Agora que escreve os seus livros (belos e devotos, belos por mostrarem tanta devoção), imagina ser o corpo que descontém o fluxo criativo de Borges. O seu tigre. Enjaulado numa biblioteca. Interminável.

[Sérgio Lavos]

Cantiga de amigo

...lia um texto sobre blogues, e lembrava-me de como é fácil cair em certas armadilhas. Julgava eu, que escrevendo, me sobraria tempo para pensar sobre o escrito. Catadupa - catadupa, escrevia, sem pensar, primeiro rascunho. E ali brilhava o texto, e eu publicava, e estava tudo pronto, e seria necessário reafirmar o medo que prendia a solidão a um canto do quarto. O canto oposto de onde escrevo - a geometria da escrita depende da mudança das estações; o sol declinado sobre o monte de jornais, quando a tarde se emociona; o rádio ligado, Lou Reed sintonizando a sua estação preferida - estação certa na estação certa, primavera, a caminho do sol. A margem entre a sombra e a luz era um canteiro - e não quero com isto retirar força à literalidade da paisagem; não há metáfora que possa condenar a realidade. Realmente lia, realmente escrevia e realmente fazia primavera sobre as manchas pretas dos jornais acumulados; e a solidão amedrontava-se. Um passo em falso, o alçapão, um focinho de toupeira que espera; a mão sobre o jornal, e de como provavelmente poucas palavras serão capturadas pela ave de rapina que dá pelo nome de leitor de blogues. Um texto armadilhado, o possível quando o cansaço é um aperto amoroso no texto contínuo que vai nascendo. Não tenho palavras preferidas, nenhuma presa guardada na jaula. Todas me fogem, e na sua voluptuosidade matreira levam a minha última esperança de descanso, de silêncio.
Na verdade, há em cada intervalo no silêncio que compõe este texto um inimigo. Quando escrevo, combato; e quase sempre caio por terra. E nem posso dizer - como um pássaro. A liberdade de um combatente é nula. E continuo a ler, enredado na mira do inimigo meu amigo. Meu amigo.

[Sérgio Lavos]

04/03/08

e não mais

Creio que os meus textos sabem muito mais; eles não estão atrás, no meu passado autobiográfico; eles estão diante de mim, no meu futuro autobiográfico; atraem-me tanto a mim quanto os outros que os tocam, para saber

e não mais.

Maria Gabriela Llansol

(Um Beijo Dado Mais Tarde, ed. Rolim, 1991)

03/03/08

Um beijo e uma memória

Queria ter começado este blogue com um texto sobre o tempo (lá fora). Queria, de resto, ter continuado este blogue mantendo uma proximidade com o mundo que corre (lá fora); situar-me.
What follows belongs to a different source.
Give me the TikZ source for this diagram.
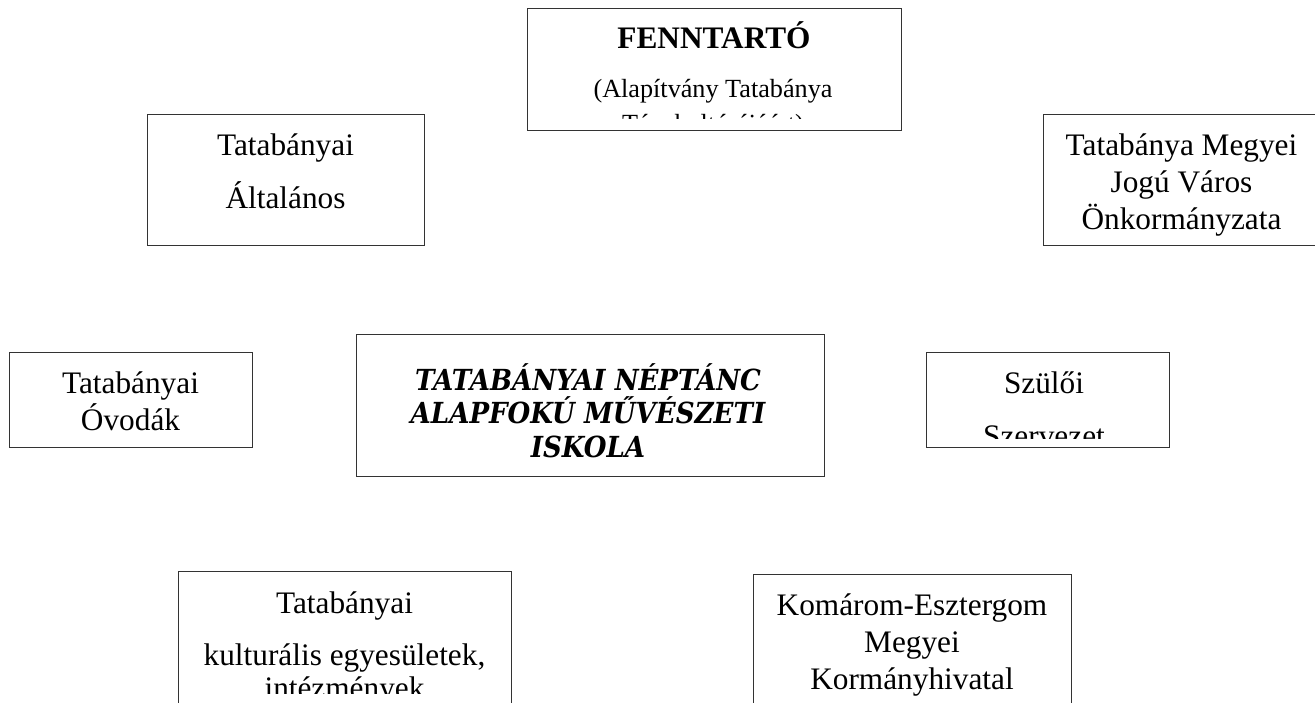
\documentclass[tikz,border=0pt]{standalone}
\usepackage{fontspec}
\setmainfont{Liberation Serif}
\newfontfamily\iskolafont[FakeStretch=0.9]{DejaVu Serif}

\begin{document}
\begin{tikzpicture}[x=1pt,y=-1pt]
\tikzstyle{doboz}=[
	rectangle,
	draw=black!80,
	line width=1.2pt,
	inner sep=0pt,
	anchor=north west ]
\tikzstyle{sor}=[anchor=base, inner sep=0pt, font=\fontsize{31.3}{37}\selectfont]
\useasboundingbox (0,0) rectangle (1315,702);
\clip (0,0) rectangle (1315,702);

% fenntarto
\node[doboz, minimum width=374pt, minimum height=122pt] (fenntarto) at (527,8) {};
\begin{scope}
\clip (527,8) rectangle (901,118);
\node[sor, font=\fontsize{31.3}{37}\selectfont\bfseries] (fenntarto-1) at (714,48) {FENNTARTÓ};
\node[sor, font=\fontsize{26.2}{31}\selectfont] (fenntarto-2) at (713,97) {(Alapítvány Tatabánya};
\node[sor, font=\fontsize{26.2}{31}\selectfont] (fenntarto-3) at (713,132) {Tánckultúrájáért)};
\end{scope}

% altalanos
\node[doboz, minimum width=277pt, minimum height=131pt] (altalanos) at (147,114) {};
\foreach \s [count=\i] in {Tatabányai, Általános}
	\node[sor] (altalanos-\i) at (285.5,102+53*\i) {\s};

% onkormanyzat
\node[doboz, minimum width=277pt, minimum height=131pt] (onkormanyzat) at (1043,114) {};
\foreach \s [count=\i] in {Tatabánya Megyei, Jogú Város, Önkormányzata}
	\node[sor] (onkormanyzat-\i) at (1181.5,118+37*\i) {\s};

% ovodak
\node[doboz, minimum width=243pt, minimum height=95pt] (ovodak) at (9,352) {};
\foreach \s [count=\i] in {Tatabányai, Óvodák}
	\node[sor] (ovodak-\i) at (130.5,356+37*\i) {\s};

% iskola
\node[doboz, minimum width=468pt, minimum height=142pt] (iskola) at (356,334) {};
\foreach \s [count=\i] in {TATABÁNYAI NÉPTÁNC, ALAPFOKÚ MŰVÉSZETI, ISKOLA}
	\node[sor, font=\iskolafont\bfseries\itshape\fontsize{29}{34}\selectfont] (iskola-\i) at (588,356.5+33.5*\i) {\s};

% szuloi
\node[doboz, minimum width=243pt, minimum height=95pt] (szuloi) at (926,352) {};
\begin{scope}
\clip (926,352) rectangle (1169,438);
\foreach \s [count=\i] in {Szülői, Szervezet}
	\node[sor] (szuloi-\i) at (1044,340+53*\i) {\s};
\end{scope}

% kulturalis
\node[doboz, minimum width=333pt, minimum height=160pt] (kulturalis) at (178,571) {};
\begin{scope}
\clip (178,571) rectangle (511,693);
\node[sor] (kulturalis-1) at (344.5,613) {Tatabányai};
\node[sor] (kulturalis-2) at (344.5,665) {kulturális egyesületek,};
\node[sor] (kulturalis-3) at (344.5,698) {intézmények};
\end{scope}

% komarom
\node[doboz, minimum width=318pt, minimum height=160pt] (komarom) at (753,574) {};
\foreach \s [count=\i] in {Komárom-Esztergom, Megyei, Kormányhivatal}
	\node[sor] (komarom-\i) at (912,578+37*\i) {\s};
\end{tikzpicture}
\end{document}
O blogue não me ajuda a localizar, não é um mapa. Saber que no dia 3 de Março de 2006 esteve a chover ou que o sol se atreveu a reaparecer seria, desconfio, indício fiável de nada. Saber que hoje, por exemplo, morreu Maria Gabriela Llansol, não adianta nem atrasa a existência deste blogue. Porque eu posso falar por ele. Mas ele não pode falar por si próprio, independente do tempo no qual vai sendo escrito. Relativizando, relativizando, o único caminho a seguir antes que comece a falar de mim na 3ª pessoa. Adiante; um texto (com espaço, traço, e tudo) de Llansol, que eu nunca soube ler como devia:

Poderia estar com os rapazes, no sonho da aula, na cova do povoado. Mas terá, sozinha, um confronto com a leitura; a casa que havia na cidade soltou-a, nessa noite, no campo _______ puro de toda a densidade que não seja o tempo.
É sobre o tempo, hoje, que vai ler. "O percurso, até chegar à lição de leitura, é meu". Partes do livro terão um corpo que, ao fim da hora concluída de leitura, lhe será entregue. Ao fim do sussurro de ler, operou-se a metamorfose de Myriam em Témia _______ muito mais tarde, quando for lido, e o dia estiver eventualmente iluminado por uma vela.

(Um Beijo Dado Mais Tarde, ed. Rolim, 1991)

[Sérgio Lavos]

2 more years



Neste dia, há dois anos; sem espelho.